The meeting was the first of five scheduled to be held around Ohio and directed specifically toward high school guidance counselors, principals, and college CCP advisors/staff. Dr. Larisa Harper, Director of College Credit Plus, addressed upcoming changes to the CCP program. These changes, brought about by House Bill 49, will go into effect for Summer 2018 enrollment.
“The idea is to come out and talk with professionals in the field to ensure they are aware of the changes for College Credit Plus for this upcoming academic year,” said Dr. Harper. “It also gives an opportunity to dialogue questions and concerns to dispel any rumors and clarify things.”
Three major topics of discussion were the changes made to student eligibility, course eligibility, and underperforming students. Dr. Harper pointed out that changes to student eligibility are more incremental—“We’ve learned over the first two years where we needed to improve that process,” she explained. However, course eligibility and underperforming students are new subjects. “And since those are brand new,” said Dr. Harper, “we all are learning from them and are all taking on new responsibilities for them. Those may take the biggest adjustment to learn how they will work over the next year or so.”
Under the new changes, students must first meet overall CCP eligibility requirements to participate in the program. Once those requirements are met, students need to complete the admission process and course placement requirements for the college they have selected. During the meeting, Dr. Harper also outlined changes to course eligibility. Among the list of ineligible courses are physical education and study abroad courses. As an alternative, high school students may opt to take an ineligible course if they choose to self-pay.
The meeting also highlighted the new requirements for underperforming students.

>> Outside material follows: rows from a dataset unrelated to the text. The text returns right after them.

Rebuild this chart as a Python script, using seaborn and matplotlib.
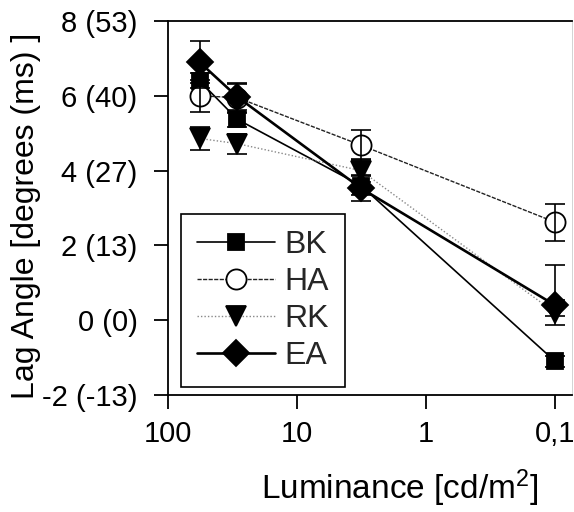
import numpy as np
import matplotlib
matplotlib.use("Agg")
import matplotlib.pyplot as plt
import seaborn as sns

# --- data ---
luminance = [57, 29, 3.2, 0.1]          # cd/m^2
subjects  = ["BK", "HA", "RK", "EA"]

bk     = [6.40, 5.37, 3.60, -1.10]
bk_err = [0.20, 0.20, 0.25, 0.15]
ha     = [6.00, 5.95, 4.68, 2.62]
ha_err = [0.43, 0.40, 0.40, 0.50]
rk     = [4.86, 4.72, 4.00, 0.20]
rk_err = [0.30, 0.27, 0.30, 0.33]
ea        = [6.90, 5.97, 3.53, 0.40]
ea_err_lo = [0.56, 0.35, 0.35, 0.30]
ea_err_hi = [0.56, 0.35, 0.35, 1.07]

y_ticks       = [-2, 0, 2, 4, 6, 8]
y_tick_labels = ["-2 (-13)", "0 (0)", "2 (13)", "4 (27)", "6 (40)", "8 (53)"]
x_ticks       = [100, 10, 1, 0.1]
x_tick_labels = ["100", "10", "1", "0,1"]

sns.set_theme(style="ticks")
plt.rcParams["font.family"] = ["Liberation Sans", "DejaVu Sans"]
plt.rcParams["mathtext.fontset"] = "custom"
plt.rcParams["mathtext.rm"] = "Liberation Sans"
plt.rcParams["mathtext.it"] = "Liberation Sans:italic"

fig = plt.figure(figsize=(5.74, 5.12), dpi=100)
ax = fig.add_axes([0.2927, 0.2285, 0.7038, 0.7305])

styles = {
    "BK": dict(marker="s", ms=12, mfc="black", ls="-", lw=1.2, color="black"),
    "HA": dict(marker="o", ms=14.5, mfc="white", ls=(0, (3, 1)), lw=1.0, color="#222222"),
    "RK": dict(marker="v", ms=15, mfc="black", ls=(0, (1, 1.5)), lw=1.0, color="#888888"),
    "EA": dict(marker="D", ms=13, mfc="black", ls="-", lw=1.9, color="black"),
}
series = {
    "BK": (bk, [bk_err, bk_err]),
    "HA": (ha, [ha_err, ha_err]),
    "RK": (rk, [rk_err, rk_err]),
    "EA": (ea, [ea_err_lo, ea_err_hi]),
}

for name in subjects:
    vals, err = series[name]
    st = styles[name]
    sns.lineplot(x=luminance, y=vals, ax=ax, label=name, sort=False, errorbar=None,
                 color=st["color"], linestyle=st["ls"], linewidth=st["lw"],
                 marker=st["marker"], markersize=st["ms"],
                 markerfacecolor=st["mfc"], markeredgecolor="black",
                 markeredgewidth=1.3, zorder=3)
    ax.errorbar(luminance, vals, yerr=err, fmt="none", ecolor="black",
                elinewidth=1.2, capsize=7, capthick=1.2, zorder=4)

ax.set_xscale("log")
ax.set_xlim(100, 0.074)
ax.set_ylim(-2, 8)
ax.set_xticks(x_ticks)
ax.set_xticklabels(x_tick_labels)
ax.minorticks_off()
ax.set_yticks(y_ticks)
ax.set_yticklabels(y_tick_labels)
ax.tick_params(axis="both", direction="out", length=10, width=1.3,
               color="black", labelsize=21, labelcolor="black")
ax.tick_params(axis="y", pad=12)
ax.tick_params(axis="x", pad=8)

for side in ["left", "bottom", "top"]:
    ax.spines[side].set_color("black")
    ax.spines[side].set_linewidth(1.3)
ax.spines["right"].set_color("#cccccc")
ax.spines["right"].set_linewidth(0.6)

ax.set_xlabel("Luminance [cd/m$^2$]", fontsize=24, color="black")
ax.xaxis.set_label_coords(0.574, -0.195)
ax.set_ylabel("Lag Angle [degrees (ms) ]", fontsize=23, color="black")
ax.yaxis.set_label_coords(-0.315, 0.48)

leg = ax.legend(loc="lower left", bbox_to_anchor=(0.032, 0.021), borderaxespad=0,
                fontsize=23, frameon=True, fancybox=False, framealpha=1,
                edgecolor="black", handlelength=2.45, handletextpad=0.3,
                labelspacing=0.22, borderpad=0.5)
leg.get_frame().set_linewidth(1.2)

fig.savefig("out.png", dpi=100)
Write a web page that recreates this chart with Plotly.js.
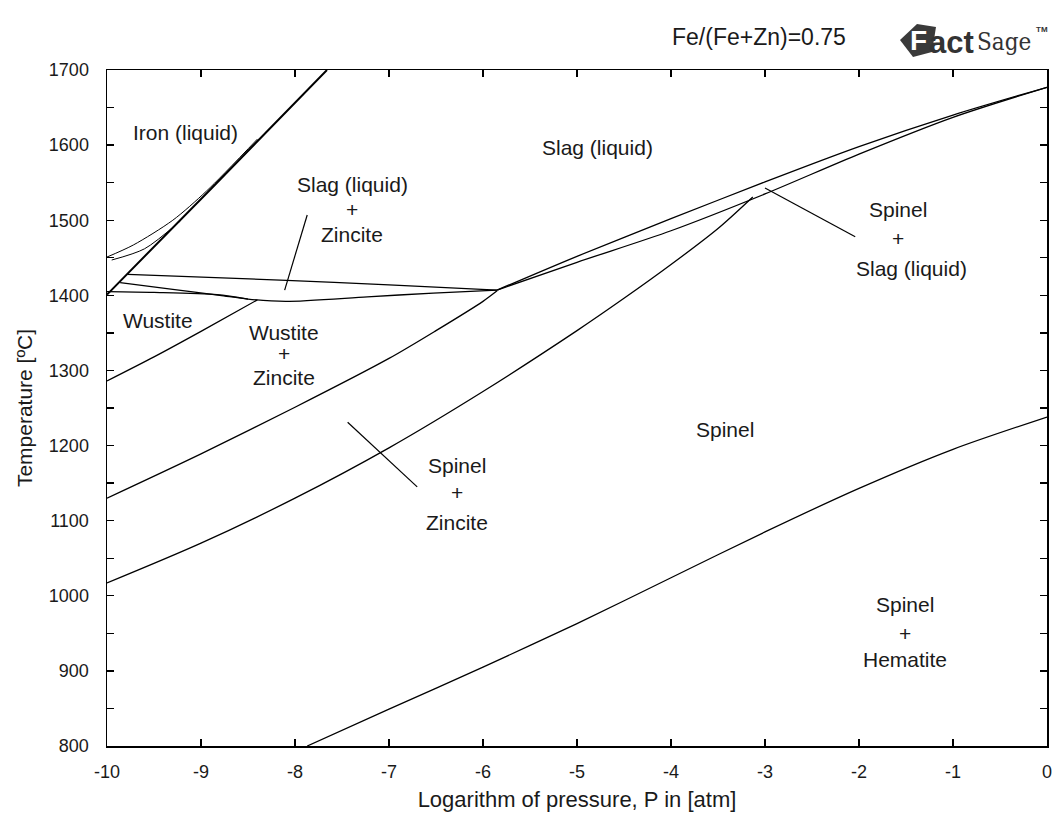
<!DOCTYPE html>
<html><head><meta charset="utf-8">
<script src="https://cdn.plot.ly/plotly-3.0.1.min.js"></script>
<style>html,body{margin:0;padding:0;background:#fff}#chart{width:1056px;height:817px}</style>
</head><body><div id="chart"></div>
<script>
// Phase boundaries: x = log10(P / atm), T in degrees C
const spinelHematiteX = [-7.87,-7,-6,-5,-4,-3,-2,-1,0];
const spinelHematiteT = [800,849,905,963,1024,1085,1143,1195,1238];

const spinelZinciteX = [-10,-9,-8,-7,-6,-5,-4.5,-4,-3.5,-3.13];
const spinelZinciteT = [1017,1070,1130,1197,1272,1353,1396,1441,1489,1531];

const wustZincX = [-10,-9,-8,-7,-6.5,-6,-5.85];
const wustZincT = [1130,1189,1251,1316,1353,1392,1406];

const wustiteX = [-10,-9.5,-9,-8.4];
const wustiteT = [1286,1318,1352,1394];

const slagTopX = [-9.78,-8.09,-7,-5.85];
const slagTopT = [1428,1420,1414,1407];

const slagLowX = [-9.86,-9.3,-8.8,-8.5,-8.1,-7.23,-6.53,-5.85];
const slagLowT = [1417,1408,1400,1395,1392,1398,1403,1407];

const wustTopX = [-10,-9.5,-8.83,-8.5];
const wustTopT = [1405,1404,1401,1395];

const ironX = [-10,-8.9,-7.66];
const ironT = [1401,1541,1700];

const ironLowX = [-10,-9.72,-9.3,-8.94,-8.4];
const ironLowT = [1451,1467,1500,1539,1608];

const ironLow2X = [-9.95,-9.6,-9.22];
const ironLow2T = [1447,1462,1499];

const liquidusX = [-5.85,-5,-4,-3,-2,-1,0];
const liquidusT = [1407,1452,1502,1551,1598,1640,1677];

const slagSpinelX = [-5.85,-5,-4,-3,-2,-1,0];
const slagSpinelT = [1407,1444,1486,1535,1588,1637,1677];

// leader lines for labels
const leadSlagZincX = [-7.87,-8.11];
const leadSlagZincT = [1507,1407];
const leadSpinZincX = [-7.44,-6.70];
const leadSpinZincT = [1231,1145];
const leadSpinSlagX = [-3.0,-2.04];
const leadSpinSlagT = [1543,1478];

// tick labels
const xTickVals = [-10,-9,-8,-7,-6,-5,-4,-3,-2,-1,0];
const xTickText = ['-10','-9','-8','-7','-6','-5','-4','-3','-2','-1','0'];
const yTickVals = [800,850,900,950,1000,1050,1100,1150,1200,1250,1300,1350,1400,1450,1500,1550,1600,1650,1700];
const yTickText = ['800','','900','','1000','','1100','','1200','','1300','','1400','','1500','','1600','','1700'];

// region labels
const labelText = ['Iron (liquid)','Slag (liquid)','Slag (liquid)','+','Zincite','Wustite','Wustite','+','Zincite',
  'Spinel','+','Zincite','Spinel','Spinel','+','Slag (liquid)','Spinel','+','Hematite'];
const labelX = [-9.17,-4.78,-7.39,-7.39,-7.39,-9.46,-8.12,-8.12,-8.12,-6.28,-6.28,-6.28,-3.43,-1.59,-1.59,-1.44,-1.51,-1.51,-1.51];
const labelT = [1617,1597,1547,1514,1481,1367,1351,1322,1291,1174,1137,1098,1221,1514,1476,1436,988,950,915];

const curves = [
  [spinelHematiteX, spinelHematiteT, 1.3, 'spline'],
  [spinelZinciteX, spinelZinciteT, 1.3, 'spline'],
  [wustZincX, wustZincT, 1.3, 'spline'],
  [wustiteX, wustiteT, 1.3, 'spline'],
  [slagTopX, slagTopT, 1.3, 'spline'],
  [slagLowX, slagLowT, 1.3, 'spline'],
  [wustTopX, wustTopT, 1.3, 'spline'],
  [ironX, ironT, 2.0, 'spline'],
  [ironLowX, ironLowT, 1.0, 'spline'],
  [ironLow2X, ironLow2T, 1.0, 'spline'],
  [liquidusX, liquidusT, 1.3, 'spline'],
  [slagSpinelX, slagSpinelT, 1.3, 'spline'],
  [leadSlagZincX, leadSlagZincT, 1.2, 'linear'],
  [leadSpinZincX, leadSpinZincT, 1.2, 'linear'],
  [leadSpinSlagX, leadSpinSlagT, 1.2, 'linear']
];

const traces = curves.map(c => ({
  x: c[0], y: c[1], type: 'scatter', mode: 'lines',
  line: {color: '#000', width: c[2], shape: c[3], smoothing: 0.8},
  hoverinfo: 'skip', showlegend: false
}));

const FONT = 'Liberation Sans, Arial, sans-serif';
const TXT = '#1a1a1a';

const annotations = labelText.map((t, i) => ({
  x: labelX[i], y: labelT[i], xref: 'x', yref: 'y', text: t, showarrow: false,
  font: {family: FONT, size: 21, color: TXT}, xanchor: 'center', yanchor: 'middle'
}));

// pixel -> paper helpers for items outside the plot area
const L = 107, R = 1047, TOP = 70, BOT = 746;
const px = v => (v - L) / (R - L);
const py = v => (BOT - v) / (BOT - TOP);

annotations.push({x: px(759), y: py(37), xref: 'paper', yref: 'paper', text: 'Fe/(Fe+Zn)=0.75',
  showarrow: false, font: {family: FONT, size: 23, color: TXT}, xanchor: 'center', yanchor: 'middle'});
annotations.push({x: px(918), y: py(40), xref: 'paper', yref: 'paper', text: '<b>F</b>',
  showarrow: false, font: {family: FONT, size: 28, color: '#fff'}, xanchor: 'center', yanchor: 'middle'});
annotations.push({x: px(927), y: py(42), xref: 'paper', yref: 'paper', text: '<b>act</b>',
  showarrow: false, font: {family: FONT, size: 31, color: '#333'}, xanchor: 'left', yanchor: 'middle'});
annotations.push({x: px(975), y: py(42), xref: 'paper', yref: 'paper', text: 'Sage',
  showarrow: false, font: {family: 'DejaVu Serif Condensed, DejaVu Serif, serif', size: 24, color: '#333'}, xanchor: 'left', yanchor: 'middle'});
annotations.push({x: px(1034), y: py(29), xref: 'paper', yref: 'paper', text: '<b>TM</b>',
  showarrow: false, font: {family: FONT, size: 8, color: '#333'}, xanchor: 'left', yanchor: 'middle'});

const logoPath = 'M ' + px(900) + ',' + py(40) + ' L ' + px(917) + ',' + py(24) +
  ' L ' + px(936) + ',' + py(27) + ' L ' + px(932) + ',' + py(52) + ' L ' + px(913) + ',' + py(57) + ' Z';

const layout = {
  width: 1056, height: 817,
  margin: {l: L, r: 1056 - R, t: TOP, b: 817 - BOT},
  paper_bgcolor: '#fff', plot_bgcolor: '#fff',
  hovermode: false, showlegend: false,
  font: {family: FONT, color: TXT},
  xaxis: {
    range: [-10, 0], tickmode: 'array', tickvals: xTickVals, ticktext: xTickText,
    ticks: 'inside', ticklen: 7, tickwidth: 1.3, tickcolor: '#000',
    showline: true, linecolor: '#000', linewidth: 1.5, mirror: 'ticks',
    showgrid: false, zeroline: false, ticklabelstandoff: 9,
    tickfont: {family: FONT, size: 18, color: TXT},
    title: {text: 'Logarithm of pressure, P in [atm]', font: {family: FONT, size: 22, color: TXT}, standoff: 10}
  },
  yaxis: {
    range: [800, 1700], tickmode: 'array', tickvals: yTickVals, ticktext: yTickText,
    ticks: 'inside', ticklen: 7, tickwidth: 1.3, tickcolor: '#000',
    showline: true, linecolor: '#000', linewidth: 1.5, mirror: 'ticks',
    showgrid: false, zeroline: false, ticklabelstandoff: 13,
    tickfont: {family: FONT, size: 18, color: TXT},
    title: {text: 'Temperature [ºC]', font: {family: FONT, size: 21, color: TXT}, standoff: 10}
  },
  shapes: [{type: 'path', xref: 'paper', yref: 'paper', path: logoPath,
    fillcolor: '#3a3a3a', line: {width: 0}, layer: 'below'}],
  annotations: annotations
};

Plotly.newPlot('chart', traces, layout, {staticPlot: true, displayModeBar: false});
</script></body></html>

According to the 2016-17 CCP Annual Report, more than 68,000 students participated in College Credit Plus courses across the state. Of those who participated, 91% of students earned a passing grade and the average GPA for CCP students was 3.29. The new underperforming student rule will help address the group of students who may have struggled with their college course. Harper reviewed the changes which include a new CCP probation for students earning less than a 2.0 cumulative GPA or withdrawing from two or more courses in the same term.
Debbie Gurtis, Assistant Director of Advising and CCP Coordinator at WSCC, said she doesn’t anticipate any issues with implementing the updates at Washington State. “We are up to speed with the new CCP requirements,” she confirmed. “It’s just a matter of reviewing our processes and ensuring that we are communicating with our [high school] partners.”
Secondary schools will also be impacted by the changes. Mary Beth Shultz, school counselor at Fort Frye High School, acknowledged the challenges these changes bring about. One portion of the new CCP rules that she found especially beneficial is the underperforming student requirement, specifically CCP probation. “Personally, I like the accountability with the CCP probation.”